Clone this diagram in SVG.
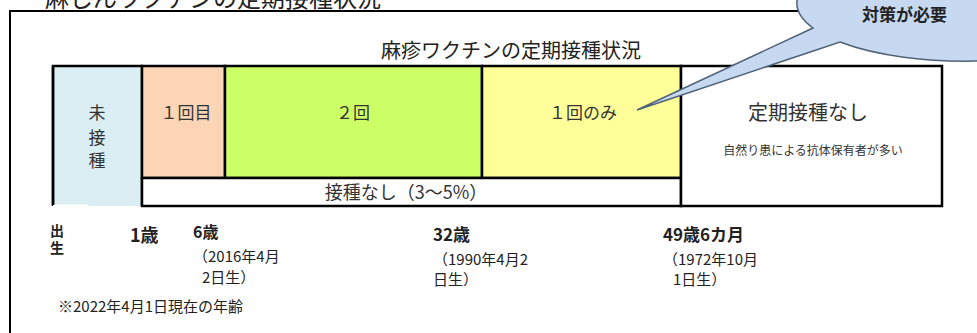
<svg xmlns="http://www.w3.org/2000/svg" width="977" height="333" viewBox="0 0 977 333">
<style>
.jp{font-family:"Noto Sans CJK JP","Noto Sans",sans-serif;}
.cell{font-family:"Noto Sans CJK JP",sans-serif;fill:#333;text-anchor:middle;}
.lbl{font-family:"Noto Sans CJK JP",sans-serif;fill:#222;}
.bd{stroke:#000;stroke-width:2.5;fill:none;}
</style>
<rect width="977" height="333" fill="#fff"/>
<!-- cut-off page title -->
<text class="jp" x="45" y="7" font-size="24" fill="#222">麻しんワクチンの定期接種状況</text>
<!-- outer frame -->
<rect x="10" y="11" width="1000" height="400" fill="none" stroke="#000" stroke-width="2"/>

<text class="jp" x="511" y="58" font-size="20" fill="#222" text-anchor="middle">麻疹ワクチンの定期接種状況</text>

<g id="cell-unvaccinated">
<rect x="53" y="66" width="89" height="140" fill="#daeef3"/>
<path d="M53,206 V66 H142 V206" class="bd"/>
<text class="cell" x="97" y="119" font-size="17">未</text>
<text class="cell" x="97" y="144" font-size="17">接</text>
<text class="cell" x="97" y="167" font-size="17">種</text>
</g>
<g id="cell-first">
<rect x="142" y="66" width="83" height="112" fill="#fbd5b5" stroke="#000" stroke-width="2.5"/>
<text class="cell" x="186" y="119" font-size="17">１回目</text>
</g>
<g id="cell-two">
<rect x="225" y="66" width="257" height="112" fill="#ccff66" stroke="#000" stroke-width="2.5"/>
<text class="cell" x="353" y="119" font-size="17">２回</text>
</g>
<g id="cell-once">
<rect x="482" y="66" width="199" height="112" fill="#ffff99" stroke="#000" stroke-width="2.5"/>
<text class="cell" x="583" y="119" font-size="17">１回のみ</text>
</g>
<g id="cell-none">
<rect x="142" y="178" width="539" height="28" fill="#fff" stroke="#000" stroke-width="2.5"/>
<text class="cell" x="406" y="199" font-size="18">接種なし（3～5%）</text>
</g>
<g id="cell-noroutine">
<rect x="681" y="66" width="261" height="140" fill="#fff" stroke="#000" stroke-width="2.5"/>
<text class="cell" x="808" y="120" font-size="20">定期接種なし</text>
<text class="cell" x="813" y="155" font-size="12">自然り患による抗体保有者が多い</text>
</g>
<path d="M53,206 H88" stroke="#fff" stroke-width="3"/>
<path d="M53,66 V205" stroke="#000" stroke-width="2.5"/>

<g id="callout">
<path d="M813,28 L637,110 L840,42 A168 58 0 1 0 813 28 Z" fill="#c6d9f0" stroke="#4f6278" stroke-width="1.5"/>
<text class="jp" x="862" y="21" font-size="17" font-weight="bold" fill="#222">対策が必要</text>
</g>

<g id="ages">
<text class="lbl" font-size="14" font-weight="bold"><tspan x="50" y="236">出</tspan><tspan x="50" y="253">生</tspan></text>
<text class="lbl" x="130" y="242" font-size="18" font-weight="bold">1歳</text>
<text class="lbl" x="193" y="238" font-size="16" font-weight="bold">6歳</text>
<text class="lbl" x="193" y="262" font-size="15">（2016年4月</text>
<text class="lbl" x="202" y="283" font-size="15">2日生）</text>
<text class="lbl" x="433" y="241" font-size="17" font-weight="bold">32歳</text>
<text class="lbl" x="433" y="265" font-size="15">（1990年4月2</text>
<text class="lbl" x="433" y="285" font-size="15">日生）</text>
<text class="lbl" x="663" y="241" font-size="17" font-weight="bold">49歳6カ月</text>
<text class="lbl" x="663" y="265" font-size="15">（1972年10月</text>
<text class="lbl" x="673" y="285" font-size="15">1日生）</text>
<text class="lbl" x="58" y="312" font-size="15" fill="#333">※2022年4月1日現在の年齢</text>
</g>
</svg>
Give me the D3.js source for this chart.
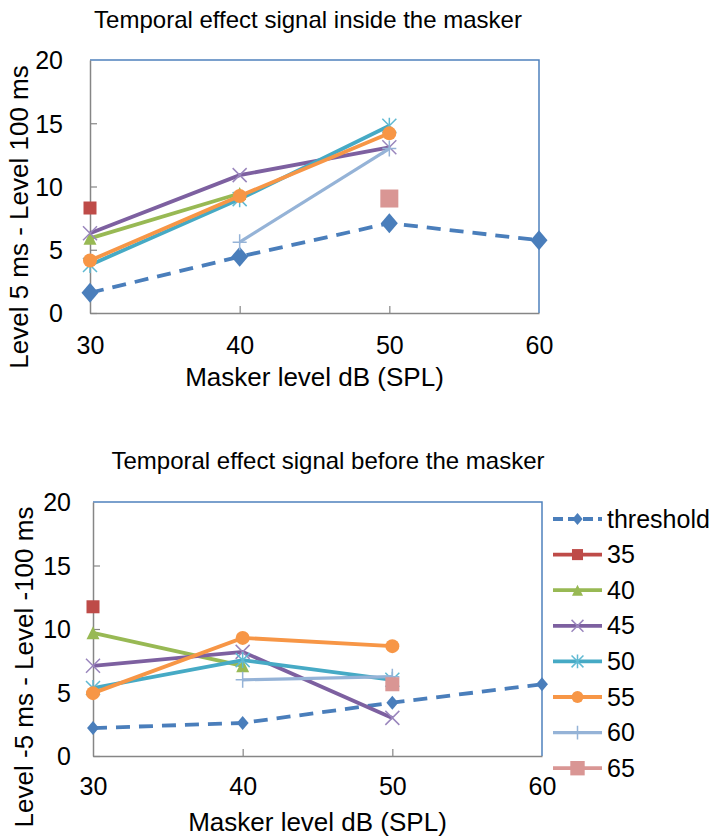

Objective:
The pictures should not appear in the copy; every other part of the records above must be returned exactly.

Output for this exercise:
Clone this diagram in SVG.
<svg xmlns="http://www.w3.org/2000/svg" width="977" height="333" viewBox="0 0 977 333">
<style>
.jp{font-family:"Noto Sans CJK JP","Noto Sans",sans-serif;}
.cell{font-family:"Noto Sans CJK JP",sans-serif;fill:#333;text-anchor:middle;}
.lbl{font-family:"Noto Sans CJK JP",sans-serif;fill:#222;}
.bd{stroke:#000;stroke-width:2.5;fill:none;}
</style>
<rect width="977" height="333" fill="#fff"/>
<!-- cut-off page title -->
<text class="jp" x="45" y="7" font-size="24" fill="#222">麻しんワクチンの定期接種状況</text>
<!-- outer frame -->
<rect x="10" y="11" width="1000" height="400" fill="none" stroke="#000" stroke-width="2"/>

<text class="jp" x="511" y="58" font-size="20" fill="#222" text-anchor="middle">麻疹ワクチンの定期接種状況</text>

<g id="cell-unvaccinated">
<rect x="53" y="66" width="89" height="140" fill="#daeef3"/>
<path d="M53,206 V66 H142 V206" class="bd"/>
<text class="cell" x="97" y="119" font-size="17">未</text>
<text class="cell" x="97" y="144" font-size="17">接</text>
<text class="cell" x="97" y="167" font-size="17">種</text>
</g>
<g id="cell-first">
<rect x="142" y="66" width="83" height="112" fill="#fbd5b5" stroke="#000" stroke-width="2.5"/>
<text class="cell" x="186" y="119" font-size="17">１回目</text>
</g>
<g id="cell-two">
<rect x="225" y="66" width="257" height="112" fill="#ccff66" stroke="#000" stroke-width="2.5"/>
<text class="cell" x="353" y="119" font-size="17">２回</text>
</g>
<g id="cell-once">
<rect x="482" y="66" width="199" height="112" fill="#ffff99" stroke="#000" stroke-width="2.5"/>
<text class="cell" x="583" y="119" font-size="17">１回のみ</text>
</g>
<g id="cell-none">
<rect x="142" y="178" width="539" height="28" fill="#fff" stroke="#000" stroke-width="2.5"/>
<text class="cell" x="406" y="199" font-size="18">接種なし（3～5%）</text>
</g>
<g id="cell-noroutine">
<rect x="681" y="66" width="261" height="140" fill="#fff" stroke="#000" stroke-width="2.5"/>
<text class="cell" x="808" y="120" font-size="20">定期接種なし</text>
<text class="cell" x="813" y="155" font-size="12">自然り患による抗体保有者が多い</text>
</g>
<path d="M53,206 H88" stroke="#fff" stroke-width="3"/>
<path d="M53,66 V205" stroke="#000" stroke-width="2.5"/>

<g id="callout">
<path d="M813,28 L637,110 L840,42 A168 58 0 1 0 813 28 Z" fill="#c6d9f0" stroke="#4f6278" stroke-width="1.5"/>
<text class="jp" x="862" y="21" font-size="17" font-weight="bold" fill="#222">対策が必要</text>
</g>

<g id="ages">
<text class="lbl" font-size="14" font-weight="bold"><tspan x="50" y="236">出</tspan><tspan x="50" y="253">生</tspan></text>
<text class="lbl" x="130" y="242" font-size="18" font-weight="bold">1歳</text>
<text class="lbl" x="193" y="238" font-size="16" font-weight="bold">6歳</text>
<text class="lbl" x="193" y="262" font-size="15">（2016年4月</text>
<text class="lbl" x="202" y="283" font-size="15">2日生）</text>
<text class="lbl" x="433" y="241" font-size="17" font-weight="bold">32歳</text>
<text class="lbl" x="433" y="265" font-size="15">（1990年4月2</text>
<text class="lbl" x="433" y="285" font-size="15">日生）</text>
<text class="lbl" x="663" y="241" font-size="17" font-weight="bold">49歳6カ月</text>
<text class="lbl" x="663" y="265" font-size="15">（1972年10月</text>
<text class="lbl" x="673" y="285" font-size="15">1日生）</text>
<text class="lbl" x="58" y="312" font-size="15" fill="#333">※2022年4月1日現在の年齢</text>
</g>
</svg>
Give me the D3.js source for this chart.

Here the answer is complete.